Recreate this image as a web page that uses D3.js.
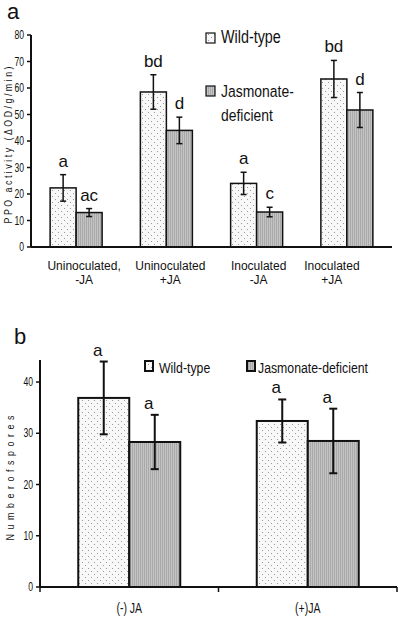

...

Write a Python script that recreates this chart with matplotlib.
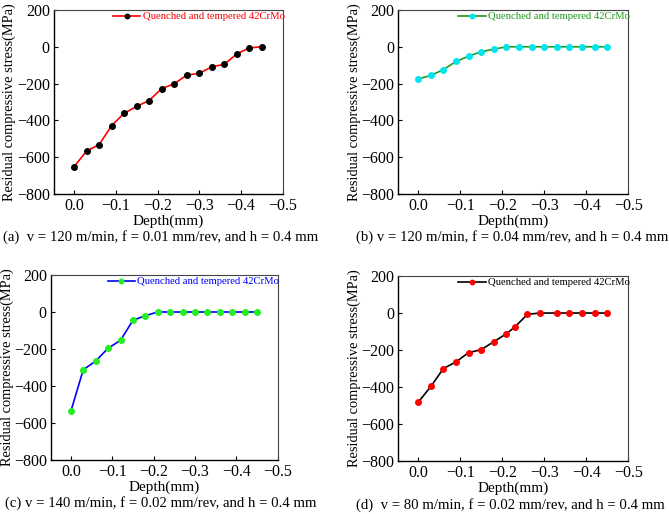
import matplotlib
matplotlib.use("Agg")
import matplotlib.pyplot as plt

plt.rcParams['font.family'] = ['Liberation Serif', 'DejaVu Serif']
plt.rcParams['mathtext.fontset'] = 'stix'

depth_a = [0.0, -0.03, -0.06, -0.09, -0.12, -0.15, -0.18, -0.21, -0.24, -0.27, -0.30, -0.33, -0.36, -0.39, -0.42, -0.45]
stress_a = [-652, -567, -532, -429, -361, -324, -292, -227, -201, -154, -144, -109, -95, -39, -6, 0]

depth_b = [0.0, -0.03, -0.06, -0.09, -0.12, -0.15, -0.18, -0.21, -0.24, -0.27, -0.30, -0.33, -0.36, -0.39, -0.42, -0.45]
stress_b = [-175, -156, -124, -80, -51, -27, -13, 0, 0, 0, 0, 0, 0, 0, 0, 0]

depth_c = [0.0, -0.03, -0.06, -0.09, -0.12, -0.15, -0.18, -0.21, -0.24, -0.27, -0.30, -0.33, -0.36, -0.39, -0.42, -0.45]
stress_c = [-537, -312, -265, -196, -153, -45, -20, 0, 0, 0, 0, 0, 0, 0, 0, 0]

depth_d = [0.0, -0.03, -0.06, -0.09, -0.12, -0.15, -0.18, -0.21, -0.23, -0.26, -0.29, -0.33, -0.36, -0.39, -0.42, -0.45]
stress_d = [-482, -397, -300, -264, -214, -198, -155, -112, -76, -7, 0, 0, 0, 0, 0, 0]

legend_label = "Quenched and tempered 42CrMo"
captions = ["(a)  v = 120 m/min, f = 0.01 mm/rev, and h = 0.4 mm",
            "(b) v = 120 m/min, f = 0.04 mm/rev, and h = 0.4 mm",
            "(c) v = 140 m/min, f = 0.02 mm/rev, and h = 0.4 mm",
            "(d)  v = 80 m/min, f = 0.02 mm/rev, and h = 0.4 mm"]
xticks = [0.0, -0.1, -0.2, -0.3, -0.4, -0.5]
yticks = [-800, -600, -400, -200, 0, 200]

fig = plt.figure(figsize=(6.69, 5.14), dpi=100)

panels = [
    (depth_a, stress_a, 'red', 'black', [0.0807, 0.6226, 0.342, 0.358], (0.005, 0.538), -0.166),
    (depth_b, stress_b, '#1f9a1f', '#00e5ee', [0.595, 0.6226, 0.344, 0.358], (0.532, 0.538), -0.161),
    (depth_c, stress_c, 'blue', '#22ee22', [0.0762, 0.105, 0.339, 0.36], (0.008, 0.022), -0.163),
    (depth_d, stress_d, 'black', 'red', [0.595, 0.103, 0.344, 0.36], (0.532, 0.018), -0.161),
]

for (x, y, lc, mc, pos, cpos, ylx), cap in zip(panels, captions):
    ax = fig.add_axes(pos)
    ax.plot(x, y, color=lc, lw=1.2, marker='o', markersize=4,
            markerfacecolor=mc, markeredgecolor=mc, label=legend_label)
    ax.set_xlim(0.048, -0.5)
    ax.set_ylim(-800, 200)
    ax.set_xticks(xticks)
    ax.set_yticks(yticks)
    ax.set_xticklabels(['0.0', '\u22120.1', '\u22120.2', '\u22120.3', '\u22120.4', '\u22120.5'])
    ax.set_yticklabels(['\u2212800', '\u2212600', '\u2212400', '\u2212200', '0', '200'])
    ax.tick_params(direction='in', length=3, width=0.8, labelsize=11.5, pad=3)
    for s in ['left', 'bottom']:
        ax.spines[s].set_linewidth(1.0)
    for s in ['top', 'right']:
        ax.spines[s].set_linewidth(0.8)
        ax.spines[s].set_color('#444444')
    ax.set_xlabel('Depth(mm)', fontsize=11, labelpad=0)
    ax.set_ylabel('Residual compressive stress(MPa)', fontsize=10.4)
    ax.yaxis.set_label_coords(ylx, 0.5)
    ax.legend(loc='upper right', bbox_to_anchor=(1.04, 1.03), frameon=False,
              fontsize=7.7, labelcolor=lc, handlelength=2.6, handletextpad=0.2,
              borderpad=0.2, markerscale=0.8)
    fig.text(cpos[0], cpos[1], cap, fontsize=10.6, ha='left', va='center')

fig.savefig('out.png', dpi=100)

> [Aim]: Leave out the pictures and transcribe exactly the lines from the one containing "Write a Python" through the one containing "-95, -39, -6, 0]".

> [Worked solution]:
Write a Python script that recreates this chart with matplotlib.
import matplotlib
matplotlib.use("Agg")
import matplotlib.pyplot as plt

plt.rcParams['font.family'] = ['Liberation Serif', 'DejaVu Serif']
plt.rcParams['mathtext.fontset'] = 'stix'

depth_a = [0.0, -0.03, -0.06, -0.09, -0.12, -0.15, -0.18, -0.21, -0.24, -0.27, -0.30, -0.33, -0.36, -0.39, -0.42, -0.45]
stress_a = [-652, -567, -532, -429, -361, -324, -292, -227, -201, -154, -144, -109, -95, -39, -6, 0]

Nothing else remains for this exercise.